In making the case for Communism’s enduring relevance, Badiou critiques the reduction of the Idea to the wayward experiments of the 20th century while cautioning radicals against attempting to organise a return to these failures. Badiou’s vision is one where the human species can finally realise its potential through collective organisation rather than being trapped in the cycles of exploitation that have defined history since antiquity. In short, Badiou urges us to reclaim Communism as a dynamic Idea (and not a rigid political structure) that must continue to guide efforts towards true human emancipation.

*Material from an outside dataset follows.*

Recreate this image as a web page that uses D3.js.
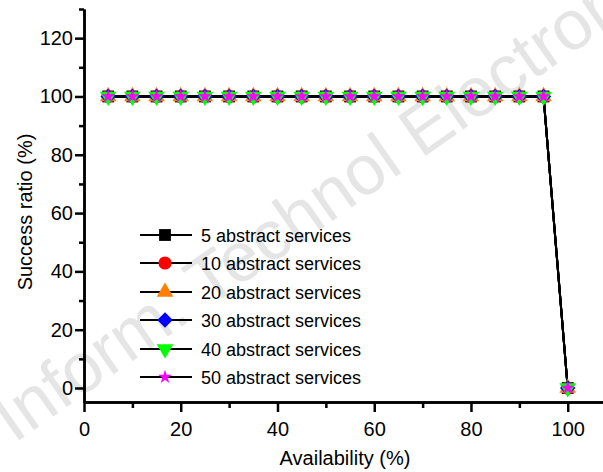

It is one of the many tremendous virtues of Badiou’s writing that he can condense all these philosophical arguments and many more I haven’t explored in just over 100 pages. This kind of cutting, urgent intervention stands in stark contrast to the ceaseless and fatuous babble of liberal commentators and ideologues, who gleefully participate in the engineering of a world that Badiou rightfully views as beneath humanity. There is also something to be said for returning to The Meaning of Sarkozy now, after almost two decades of further decline and crisis within Western liberal democratic capitalism. The analysis and arguments laid down by Badiou some 17 years ago have only found greater salience as the terrible policies of racial, sexual and other oppression of capitalist states have given rise to a growing body of anxious, angry and violent thugs willing to take the dominant “order” into their own hands. To defeat the protofascist mob, as Badiou says, we must throw off the illusion of parliamentary elections and assert that there is only one world while devotedly constructing it.